Wednesday, 4 July 2012

A tale of two immigrants

On May 30 1866, Thomas Harlin, M.A. (a Fellow of St Peter's College Cambridge) arrived in Moreton Bay on his way to take up the position of Mathematics Master at the Ipswich Grammar School (which had been established as the first secondary school in the Colony in 1863).

Unfortunately, he had not enjoyed his voyage from England aboard the Southern Ocean. In a letter to the editor of The Brisbane Courier published on Wednesday 6 June 1866, he described fellow passengers as "the scum and refuse of the town populations of Great Britain".

This character assessment by such a distinguished English gentleman is of interest to me because among the "lower classes" conveyed by the Southern Ocean under the auspices of the Queensland Government Immigration Agency were our 3xgreat grandparents Philemon and Selva COLEY and their son Philemon Lewis COLEY (our 2xgreat grandfather).

Mr Harlin's letter was a long one as he had much to say on the character of the purported "railway artisans" who had been afforded free passage. He opined that "some ... are convicted thieves, and ... several of the rest are morally certain to swell the gaol charges of Queensland within twelve months of their landing".

It is not surprising that some in the Colony took exception to the views of Harlin and responded in (what we might now describe as) a robustly Australian way. Undeterred, the man (who, within a few years, would become the foundation Headmaster of the Brisbane Grammar School) contributed another lengthy letter on Thursday 7 June advising the Queensland government on how it ought to manage its migration program which included purported verbatim transcripts of conversations that occurred during the voyage.
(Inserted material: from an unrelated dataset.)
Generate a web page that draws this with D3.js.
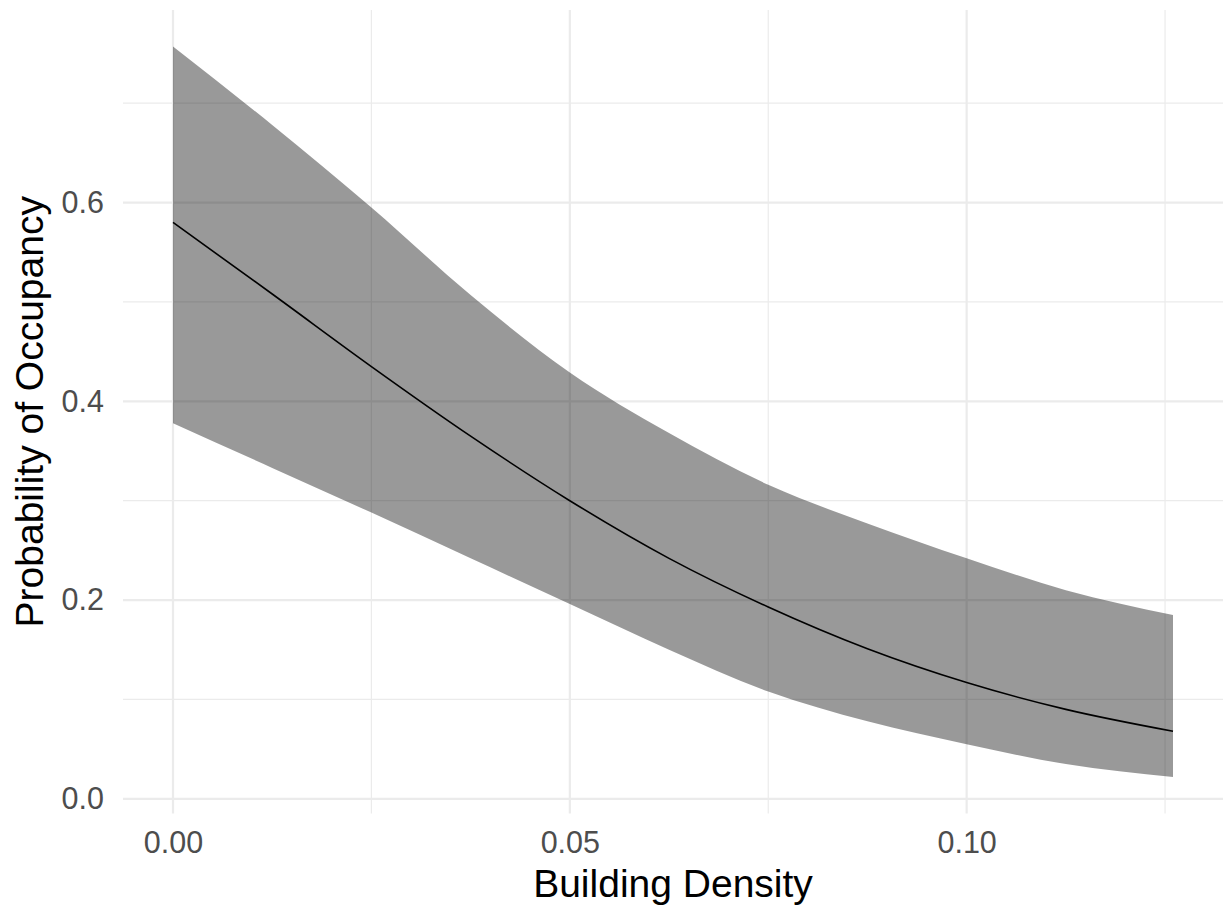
<!DOCTYPE html>
<html>
<head>
<meta charset="utf-8">
<script src="https://cdn.jsdelivr.net/npm/d3@7"></script>
<style>
  body { margin: 0; background: #fff; }
  text { font-family: "Liberation Sans", Arial, sans-serif; }
</style>
</head>
<body>
<div id="chart"></div>
<script>
// building density (x) and fitted occupancy with its interval
var density = [0, 0.0125, 0.025, 0.0375, 0.05, 0.0625, 0.075, 0.0875, 0.1, 0.1125, 0.126]
var fit     = [0.580, 0.508, 0.435, 0.365, 0.300, 0.242, 0.193, 0.151, 0.117, 0.090, 0.068]
var upper   = [0.757, 0.678, 0.595, 0.507, 0.429, 0.368, 0.316, 0.277, 0.242, 0.210, 0.185]
var lower   = [0.378, 0.333, 0.288, 0.242, 0.196, 0.150, 0.108, 0.078, 0.055, 0.035, 0.022]

var xMajor = [0, 0.05, 0.10]
var xMinor = [0.025, 0.075, 0.125]
var yMajor = [0, 0.2, 0.4, 0.6]
var yMinor = [0.1, 0.3, 0.5, 0.7]

var W = 1223, H = 911
var margin = {top: 10, right: 0, bottom: 97.5, left: 123}
var width = W - margin.left - margin.right
var height = H - margin.top - margin.bottom

var rows = density.map(function(d, i){
  return {x: d, y: fit[i], lo: lower[i], hi: upper[i]}
})

// ggplot style 5% expansion of the data range
function expand(ext){
  var pad = (ext[1] - ext[0]) * 0.05
  return [ext[0] - pad, ext[1] + pad]
}

var x = d3.scaleLinear()
    .domain(expand(d3.extent(density)))
    .range([0, width])
var y = d3.scaleLinear()
    .domain(expand([d3.min(lower), d3.max(upper)]))
    .range([height, 0])

var svg = d3.select("#chart").append("svg")
    .attr("width", W)
    .attr("height", H)
  .append("g")
    .attr("transform", "translate(" + margin.left + "," + margin.top + ")")

// grid
var grid = svg.append("g").attr("stroke", "#ebebeb").attr("fill", "none")
grid.selectAll(".ymin").data(yMinor).enter().append("line")
    .attr("x1", 0).attr("x2", width)
    .attr("y1", function(d){ return y(d) }).attr("y2", function(d){ return y(d) })
    .attr("stroke-width", 1.2)
grid.selectAll(".xmin").data(xMinor).enter().append("line")
    .attr("y1", 0).attr("y2", height)
    .attr("x1", function(d){ return x(d) }).attr("x2", function(d){ return x(d) })
    .attr("stroke-width", 1.2)
grid.selectAll(".ymaj").data(yMajor).enter().append("line")
    .attr("x1", 0).attr("x2", width)
    .attr("y1", function(d){ return y(d) }).attr("y2", function(d){ return y(d) })
    .attr("stroke-width", 2.2)
grid.selectAll(".xmaj").data(xMajor).enter().append("line")
    .attr("y1", 0).attr("y2", height)
    .attr("x1", function(d){ return x(d) }).attr("x2", function(d){ return x(d) })
    .attr("stroke-width", 2.2)

// ribbon + line
var band = d3.area()
    .x(function(d){ return x(d.x) })
    .y0(function(d){ return y(d.lo) })
    .y1(function(d){ return y(d.hi) })
    .curve(d3.curveMonotoneX)

svg.append("path")
    .datum(rows)
    .attr("d", band)
    .attr("fill", "#000")
    .attr("fill-opacity", 0.4)

var line = d3.line()
    .x(function(d){ return x(d.x) })
    .y(function(d){ return y(d.y) })
    .curve(d3.curveMonotoneX)

svg.append("path")
    .datum(rows)
    .attr("d", line)
    .attr("fill", "none")
    .attr("stroke", "#000")
    .attr("stroke-width", 1.6)

// axes (labels only)
svg.append("g")
    .attr("transform", "translate(0," + height + ")")
    .call(d3.axisBottom(x).tickValues(xMajor).tickFormat(d3.format(".2f")).tickSize(0).tickPadding(18))
svg.append("g")
    .call(d3.axisLeft(y).tickValues(yMajor).tickFormat(d3.format(".1f")).tickSize(0).tickPadding(19))

svg.selectAll(".domain").remove()
svg.selectAll(".tick text")
    .attr("fill", "#4d4d4d")
    .style("font-size", "30.5px")
    .style("font-family", "'Liberation Sans', Arial, sans-serif")

svg.append("text")
    .attr("x", width / 2)
    .attr("y", H - margin.top - 14)
    .attr("text-anchor", "middle")
    .style("font-size", "39px")
    .attr("fill", "#000")
    .text("Building Density")

svg.append("text")
    .attr("transform", "translate(" + (43 - margin.left) + "," + (height / 2) + ") rotate(-90)")
    .attr("text-anchor", "middle")
    .style("font-size", "39px")
    .attr("fill", "#000")
    .text("Probability of Occupancy")
</script>
</body>
</html>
On 8 June 1866, the Courier carried a letter signed an old resident of brisbane which included "I went to the depot to see and judge for myself as to the quality of the immigrants by the Southern Ocean. I have conversed with them, and believe them to be, almost without exception, a steady, hard-working class of people, and not as 'T. H.' describes them 'the scum of London.' For the future, I should advise 'T. H.' to mind his own business, and not trouble himself about people who, although they may have not had, perhaps, such a good education, and be able to put M.A., etc., at the end of their names, are quite as good as himself."

Despite his apparent lack of academic distinction, I find much to admire in the opinion of that "old resident", both with respect to our COLEY ancestors and their apparent accuser.

Both Philemon Coley and Thomas Harlin travelled from Brisbane to Ipswich to take up employment soon after arriving. Given the schoolmaster's views of his fellow passengers, it is unlikely that their paths crossed again. Nevertheless, it would be wonderful to know the opinion of the ship canal labourer concerning the Cantab Fellow; if indeed, Philemon deemed him worthy of a single thought.